Entries with chart source code
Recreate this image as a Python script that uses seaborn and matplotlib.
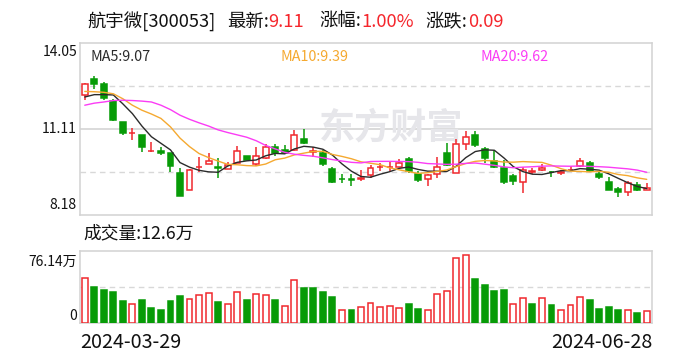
import numpy as np
import pandas as pd
import matplotlib
matplotlib.use("Agg")
import matplotlib.pyplot as plt
import seaborn as sns

# ---------------- data ----------------
stock_name = "航宇微[300053]"
latest = "9.11"
pct_change = "1.00%"
change = "0.09"
ma_labels = ["MA5:9.07", "MA10:9.39", "MA20:9.62"]
volume_label = "成交量:12.6万"
volume_max_label = "76.14万"
price_ticks = [14.05, 11.11, 8.18]
volume_max = 76.14
start_date = "2024-03-29"
end_date = "2024-06-28"

opens = [12.26, 12.80, 12.63, 12.05, 11.35, 10.97, 10.90, 10.35, 10.35, 10.29,
         9.62, 9.03, 9.81, 9.92, 9.82, 9.76, 9.95, 10.18, 9.93, 10.11,
         10.49, 10.40, 10.38, 10.77, 10.34, 10.29, 9.76, 9.42, 9.42, 9.39,
         9.54, 9.80, 9.81, 9.82, 10.10, 9.58, 9.41, 9.56, 10.29, 9.62,
         10.59, 10.91, 10.43, 10.01, 9.79, 9.50, 9.31, 9.66, 9.70, 9.65,
         9.62, 9.70, 9.84, 9.95, 9.58, 9.31, 9.08, 8.98, 9.19, 9.03]
highs = [12.68, 12.91, 12.70, 12.14, 11.36, 11.13, 10.92, 10.68, 10.49, 10.30,
         9.79, 9.74, 10.16, 10.29, 10.12, 9.97, 10.54, 10.20, 10.49, 10.60,
         10.60, 10.56, 11.08, 11.11, 10.49, 10.40, 9.82, 9.56, 9.56, 9.73,
         9.89, 9.95, 9.99, 10.10, 10.16, 9.67, 9.56, 10.16, 10.63, 10.78,
         11.04, 11.04, 10.49, 10.38, 10.07, 9.56, 9.82, 9.79, 9.92, 9.69,
         9.72, 9.86, 10.11, 10.03, 9.67, 9.48, 9.13, 9.33, 9.31, 9.28]
lows = [12.11, 12.48, 12.11, 11.38, 10.92, 10.74, 10.31, 10.33, 10.23, 9.64,
        8.82, 9.02, 9.64, 9.91, 9.45, 9.75, 9.94, 10.05, 9.86, 10.08,
        10.18, 10.27, 10.37, 10.60, 10.16, 9.86, 9.28, 9.28, 9.17, 9.33,
        9.45, 9.67, 9.67, 9.81, 9.62, 9.30, 9.17, 9.45, 9.84, 9.60,
        10.38, 10.49, 9.95, 9.79, 9.22, 9.19, 8.94, 9.58, 9.69, 9.48,
        9.54, 9.68, 9.82, 9.66, 9.39, 9.02, 8.79, 8.83, 9.01, 9.02]
closes = [12.65, 12.63, 12.18, 11.41, 10.96, 10.99, 10.51, 10.36, 10.29, 9.84,
          8.83, 9.73, 9.82, 10.03, 9.77, 9.88, 10.37, 10.07, 10.18, 10.49,
          10.28, 10.30, 10.90, 10.63, 10.35, 9.92, 9.31, 9.40, 9.38, 9.45,
          9.79, 9.82, 9.83, 9.95, 9.69, 9.37, 9.53, 9.82, 9.89, 10.60,
          10.83, 10.57, 10.11, 9.82, 9.30, 9.33, 9.73, 9.67, 9.77, 9.63,
          9.65, 9.73, 10.02, 9.67, 9.47, 9.03, 8.96, 9.28, 9.02, 9.11]
volumes = [47.5, 38.2, 35.4, 33.2, 23.6, 20.0, 24.3, 15.7, 13.6, 23.6,
           28.6, 25.4, 29.3, 31.8, 22.5, 20.0, 32.9, 24.3, 30.7, 29.3,
           24.3, 17.9, 45.8, 37.5, 37.5, 33.2, 27.9, 13.6, 13.9, 16.4,
           21.1, 16.8, 17.9, 15.7, 20.0, 14.7, 13.6, 30.7, 34.0, 69.0,
           71.5, 46.8, 40.4, 34.0, 35.0, 20.0, 26.5, 20.0, 26.5, 18.9,
           13.6, 18.6, 27.5, 24.3, 14.7, 16.8, 13.6, 13.6, 10.4, 12.6]
# moving-average values before enough closes exist in the window
ma5_head = [12.20, 12.28, 12.28, 12.27]
ma10_head = [12.39, 12.38, 12.36, 12.31, 12.14, 11.92, 11.75, 11.62, 11.47]
ma20_head = [11.92, 11.99, 12.03, 12.08, 12.09, 12.08, 12.06, 12.03, 11.92, 11.77,
             11.58, 11.44, 11.32, 11.21, 11.08, 10.99, 10.91, 10.83, 10.71]

# ---------------- styling ----------------
RED = "#f0282d"
GREEN = "#079b07"
TITLE_RED = "#f5262c"
MA_COLORS = ["#2b2b2b", "#f5a930", "#fb3cf5"]
BORDER = "#d2d2d2"
GRID = "#d8d8d8"
TXT = "#111111"

sns.set_theme(style="white")
plt.rcParams["font.family"] = ["Noto Sans CJK SC", "DejaVu Sans"]

n = len(closes)
df = pd.DataFrame({"day": np.arange(n), "open": opens, "high": highs,
                   "low": lows, "close": closes, "volume": volumes})
c = df["close"]
df["ma5"] = c.rolling(5).mean()
df["ma10"] = c.rolling(10).mean()
df["ma20"] = c.rolling(20).mean()
df.loc[: len(ma5_head) - 1, "ma5"] = ma5_head
df.loc[: len(ma10_head) - 1, "ma10"] = ma10_head
df.loc[: len(ma20_head) - 1, "ma20"] = ma20_head

W, H = 688, 360
fig = plt.figure(figsize=(W / 100, H / 100), dpi=100)
fig.patch.set_facecolor("white")


def fx(x):
    return x / W


def fy(y):
    return 1 - y / H


L, R = 80, 651.5
P_TOP, P_BOT = 42.7, 215
V_TOP, V_BOT = 251, 323
ax1 = fig.add_axes([fx(L), fy(P_BOT), (R - L) / W, (P_BOT - P_TOP) / H])
ax2 = fig.add_axes([fx(L), fy(V_BOT), (R - L) / W, (V_BOT - V_TOP) / H])

# ---------------- price panel ----------------
up = (df["close"] >= df["open"]).to_numpy()
body_lo = np.minimum(df["open"], df["close"]).to_numpy()
body_hi = np.maximum(df["open"], df["close"]).to_numpy()
body_h = np.maximum(body_hi - body_lo, 0.02)
cols = np.where(up, RED, GREEN)
x = df["day"].to_numpy()

ax1.vlines(x, df["low"], body_lo, colors=cols, linewidth=1.1, zorder=2)
ax1.vlines(x, body_hi, df["high"], colors=cols, linewidth=1.1, zorder=2)
ax1.bar(x, body_h, bottom=body_lo, width=0.62,
        color=np.where(up, "white", GREEN), edgecolor=cols, linewidth=1.1, zorder=3)

for key, colr in zip(["ma5", "ma10", "ma20"], MA_COLORS):
    sns.lineplot(data=df, x="day", y=key, ax=ax1, color=colr, linewidth=1.0,
                 zorder=4, legend=False)

top, mid, bot = price_ticks
ax1.axhline(mid, color=GRID, linewidth=1.3, zorder=0)
ax1.axhline((top + mid) / 2, color=GRID, linewidth=1.0, linestyle=(0, (4, 3)), zorder=0)
ax1.axhline((mid + bot) / 2, color=GRID, linewidth=1.0, linestyle=(0, (4, 3)), zorder=0)
ax1.set_ylim(bot, top)
ax1.set_xlim(-0.5, n - 0.5)

# watermark
ax1.text(0.545, 0.505, "东方财富", transform=ax1.transAxes, ha="center", va="center",
         fontsize=26, color="#e6e6ea", fontweight="bold", zorder=0)

# ---------------- volume panel ----------------
vol_up = np.concatenate([[closes[0] >= opens[0]], np.diff(closes) >= 0])
sns.barplot(data=df, x="day", y="volume", ax=ax2, width=0.62, errorbar=None,
            color=GREEN, zorder=3)
for patch, is_up in zip(sorted(ax2.patches, key=lambda p: p.get_x()), vol_up):
    patch.set_facecolor("white" if is_up else GREEN)
    patch.set_edgecolor(RED if is_up else GREEN)
    patch.set_linewidth(1.1)
ax2.axhline(volume_max / 2, color=GRID, linewidth=1.0, linestyle=(0, (4, 3)), zorder=0)
ax2.set_ylim(0, volume_max)
ax2.set_xlim(-0.5, n - 0.5)

for ax in (ax1, ax2):
    ax.set_xticks([])
    ax.set_yticks([])
    ax.set_xlabel("")
    ax.set_ylabel("")
    ax.set_facecolor("white")
    for s in ax.spines.values():
        s.set_visible(True)
        s.set_color(BORDER)
        s.set_linewidth(1.1)

# ---------------- texts ----------------
def ftext(xp, yp, s, color=TXT, size=10, ha="left"):
    return fig.text(fx(xp), fy(yp), s, color=color, fontsize=size, ha=ha, va="center")


renderer = fig.canvas.get_renderer()
title_parts = [(stock_name, TXT, 11), ("最新:", TXT, 0), (latest, TITLE_RED, 15),
               ("涨幅:", TXT, 0), (pct_change, TITLE_RED, 12),
               ("涨跌:", TXT, 0), (change, TITLE_RED, 0)]
xcur = 87.5
for s, colr, gap in title_parts:
    t = ftext(xcur, 22, s, colr, 13.2)
    bb = t.get_window_extent(renderer)
    xcur = bb.x1 + gap

for xp, s, colr in zip([90, 281, 480], ma_labels, MA_COLORS):
    ftext(xp, 57, s, colr, 10.3)

ftext(77, 52, f"{price_ticks[0]:.2f}", size=10, ha="right")
ftext(77, 129, f"{price_ticks[1]:.2f}", size=10, ha="right")
ftext(77, 205, f"{price_ticks[2]:.2f}", size=10, ha="right")

ftext(83, 233, volume_label, size=12.8)
ftext(77, 262, volume_max_label, size=10, ha="right")
ftext(77, 316, "0", size=10, ha="right")

ftext(80, 342, start_date, size=14.2)
ftext(652, 342, end_date, size=14.2, ha="right")

fig.savefig("out.png", dpi=100, facecolor="white")
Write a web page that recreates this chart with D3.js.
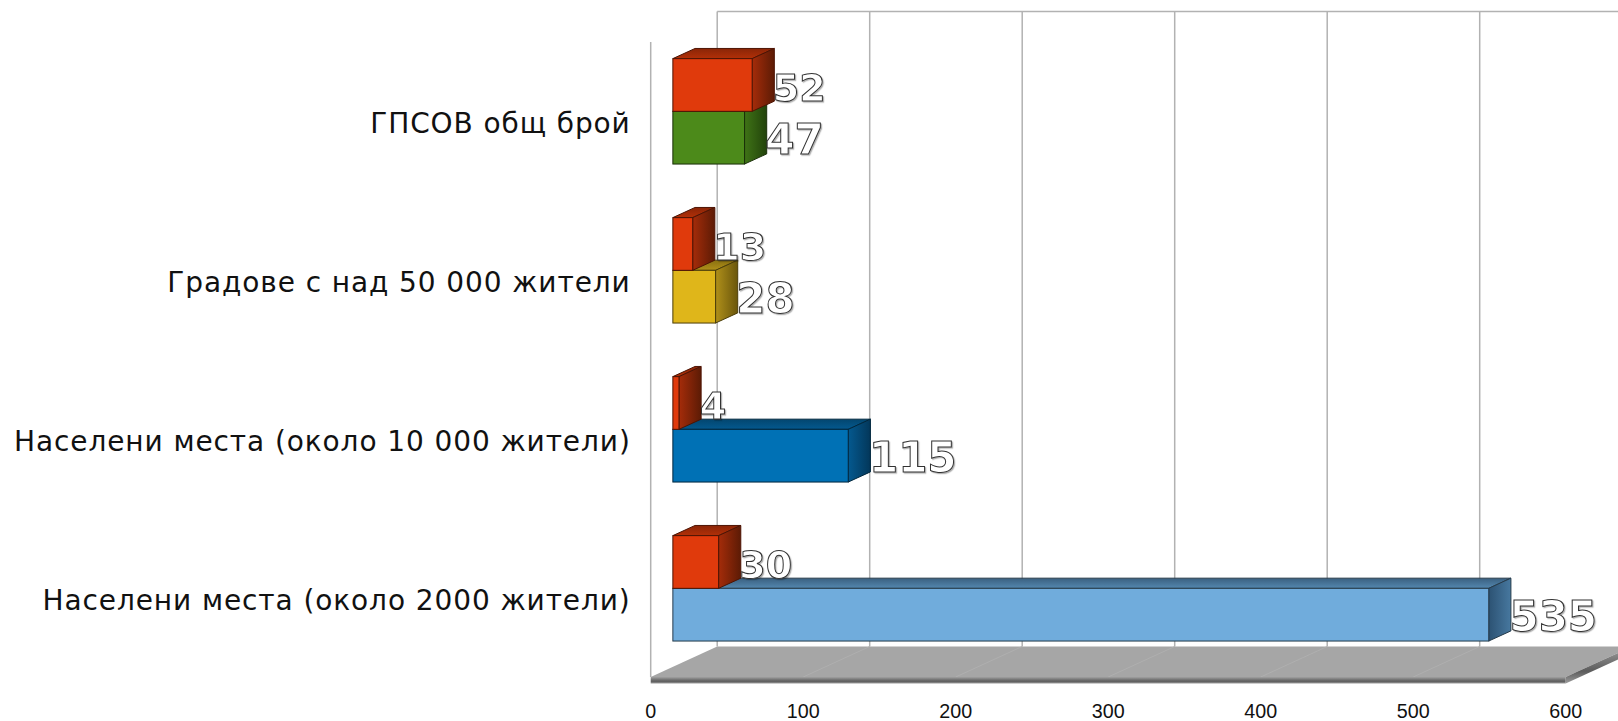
<!DOCTYPE html>
<html>
<head>
<meta charset="utf-8">
<script src="https://cdn.jsdelivr.net/npm/d3@7"></script>
<style>
html, body { margin: 0; padding: 0; background: #fff; overflow: hidden; }
.cat text { font-family: "DejaVu Sans", sans-serif; font-size: 28px; fill: #111; letter-spacing: 0.9px; }
.val text { font-family: "Liberation Sans", Arial, sans-serif; font-size: 19.7px; fill: #111; }
.num { font-family: "DejaVu Sans", sans-serif; font-weight: bold; fill: #fff; stroke: #333; stroke-width: 1; filter: url(#numShadow); }
</style>
</head>
<body>
<div id="chart-area"></div>
<script>
// DATA
var categories = ['ГПСОВ общ брой', 'Градове с над 50 000 жители', 'Населени места (около 10 000 жители)', 'Населени места (около 2000 жители)'];
var redValues = [52, 13, 4, 30];
var otherValues = [47, 28, 115, 535];
var otherColors = ['#4c8a1a', '#dfb61a', '#0071b5', '#70acdc'];
var redColor = '#e03a0c';
var xTicks = [0, 100, 200, 300, 400, 500, 600];

// CANVAS
var width = 1618, height = 721;
var svg = d3.select('#chart-area').append('svg')
    .attr('width', width)
    .attr('height', height)
    .style('display', 'block');
var defs = svg.append('defs');

var shadow = defs.append('filter').attr('id', 'numShadow')
    .attr('x', '-10%').attr('y', '-10%').attr('width', '130%').attr('height', '130%');
shadow.append('feDropShadow')
    .attr('dx', 1.2).attr('dy', 1.2).attr('stdDeviation', 0.7)
    .attr('flood-color', '#000').attr('flood-opacity', 0.3);

// depth of the 3d box
var depthX = 66.5, depthY = -30.5;

// SCALES
var x = d3.scaleLinear().domain([0, 600]).range([650.7, 1565.7]);
var y = d3.scaleBand().domain(categories).range([42, 678]).paddingInner(0.337).paddingOuter(0.1685);
var inner = d3.scaleBand().domain(['red', 'other']).range([0, y.bandwidth()]);

// WALLS
var floorY = 677;
var wallTop = 11.5;
var wallBottom = floorY + depthY;
var g = svg.append('g');

g.selectAll('.grid').data(xTicks).enter().append('line')
    .attr('class', 'grid')
    .attr('x1', d => x(d) + depthX).attr('x2', d => x(d) + depthX)
    .attr('y1', wallTop).attr('y2', wallBottom)
    .attr('stroke', '#b2b2b2').attr('stroke-width', 1.5);
g.append('line')
    .attr('x1', x(0) + depthX).attr('x2', width)
    .attr('y1', wallTop).attr('y2', wallTop)
    .attr('stroke', '#b2b2b2').attr('stroke-width', 1.5);
g.append('line')
    .attr('x1', x(0)).attr('x2', x(0))
    .attr('y1', 42).attr('y2', floorY)
    .attr('stroke', '#b2b2b2').attr('stroke-width', 1.5);

// FLOOR
function vGrad(id, stops, dir) {
    var gr = defs.append('linearGradient').attr('id', id);
    if (dir === 'h') gr.attr('x1', 0).attr('x2', 1).attr('y1', 0).attr('y2', 0);
    else gr.attr('x1', 0).attr('x2', 0).attr('y1', 0).attr('y2', 1);
    stops.forEach((s, i) => {
        gr.append('stop').attr('offset', i / (stops.length - 1)).attr('stop-color', s);
    });
    return 'url(#' + id + ')';
}
var floorBand = 6.5;
var bandStops = ['#a2a2a2', '#7c7c7c', '#5c5c5c', '#9c9c9c'];
g.append('polygon')
    .attr('points', [[x(0), floorY], [x(0) + depthX, wallBottom], [x(600) + depthX, wallBottom], [x(600), floorY]].join(' '))
    .attr('fill', '#a6a6a6');
g.selectAll('.floorline').data(xTicks.slice(1, -1)).enter().append('line')
    .attr('class', 'floorline')
    .attr('x1', d => x(d)).attr('x2', d => x(d) + depthX)
    .attr('y1', floorY).attr('y2', wallBottom)
    .attr('stroke', '#afafaf').attr('stroke-width', 1);
g.append('rect')
    .attr('x', x(0)).attr('y', floorY)
    .attr('width', x(600) - x(0)).attr('height', floorBand)
    .attr('fill', vGrad('floorFront', bandStops, 'v'));
g.append('polygon')
    .attr('points', [[x(600), floorY], [x(600) + depthX, wallBottom], [x(600) + depthX, wallBottom + floorBand], [x(600), floorY + floorBand]].join(' '))
    .attr('fill', vGrad('floorSide', bandStops, 'v'));

// BARS
var barOff = 1 / 3;
var sideFaces = {
    '#e03a0c': ['#a52c0a', '#5c1b05'],
    '#4c8a1a': ['#3f7316', '#22430b'],
    '#dfb61a': ['#b0901a', '#6a560b'],
    '#0071b5': ['#04598f', '#03375a'],
    '#70acdc': ['#2c5273', '#47789f']
};
var topFaces = {
    '#e03a0c': ['#8a2507', '#b23008'],
    '#4c8a1a': ['#2f5a10', '#3f7316'],
    '#dfb61a': ['#8a7010', '#b0901a'],
    '#0071b5': ['#03466f', '#04598f'],
    '#70acdc': ['#3a6080', '#5488b0']
};

function drawBar(parent, value, cat, key, color) {
    var dx = depthX * barOff, dy = depthY * barOff;
    var x0 = x(0) + dx;
    var x1 = x(value) + dx;
    var y0 = y(cat) + inner(key) + dy;
    var y1 = y0 + inner.bandwidth();
    var id = 'c' + color.slice(1);
    if (defs.select('#side' + id).empty()) {
        vGrad('side' + id, sideFaces[color], 'h');
        vGrad('top' + id, topFaces[color], 'v');
    }
    var edge = d3.color(color).darker(3).formatHex();
    parent.append('polygon')
        .attr('points', [[x0, y0], [x0 + dx, y0 + dy], [x1 + dx, y0 + dy], [x1, y0]].join(' '))
        .attr('fill', 'url(#top' + id + ')').attr('stroke', edge);
    parent.append('polygon')
        .attr('points', [[x1, y0], [x1 + dx, y0 + dy], [x1 + dx, y1 + dy], [x1, y1]].join(' '))
        .attr('fill', 'url(#side' + id + ')').attr('stroke', edge);
    parent.append('rect')
        .attr('x', x0).attr('y', y0)
        .attr('width', x1 - x0).attr('height', y1 - y0)
        .attr('fill', color).attr('stroke', edge);
}

var bars = svg.append('g');
categories.forEach((c, i) => {
    drawBar(bars, otherValues[i], c, 'other', otherColors[i]);
    drawBar(bars, redValues[i], c, 'red', redColor);
});

// VALUE LABELS
var nums = svg.append('g');
function numLabel(value, cat, key, size) {
    nums.append('text')
        .attr('class', 'num')
        .attr('font-size', size)
        .attr('x', x(value) + depthX * 2 * barOff - 1.5)
        .attr('y', y(cat) + inner(key) + depthY * barOff + 42.5)
        .text(value);
}
categories.forEach((c, i) => {
    numLabel(redValues[i], c, 'red', 38);
    numLabel(otherValues[i], c, 'other', 42);
});

// AXES
var xAxis = d3.axisBottom(x).tickValues(xTicks).tickSize(0).tickPadding(21);
svg.append('g').attr('class', 'val')
    .attr('transform', 'translate(-0.5,' + (floorY + floorBand) + ')')
    .call(xAxis)
    .call(s => s.select('.domain').remove());

var yAxis = d3.axisLeft(y).tickSize(0).tickPadding(20);
svg.append('g').attr('class', 'cat')
    .attr('transform', 'translate(' + x(0) + ',3)')
    .call(yAxis)
    .call(s => s.select('.domain').remove());
</script>
</body>
</html>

--- WORK INSTRUCTIONS ---
Up to and including the line that contains "import seaborn as sns", print the records above exactly from their first line, without any pictures.

--- EXERCISE ANSWER ---
Recreate this image as a Python script that uses seaborn and matplotlib.
import numpy as np
import pandas as pd
import matplotlib
matplotlib.use("Agg")
import matplotlib.pyplot as plt
import seaborn as sns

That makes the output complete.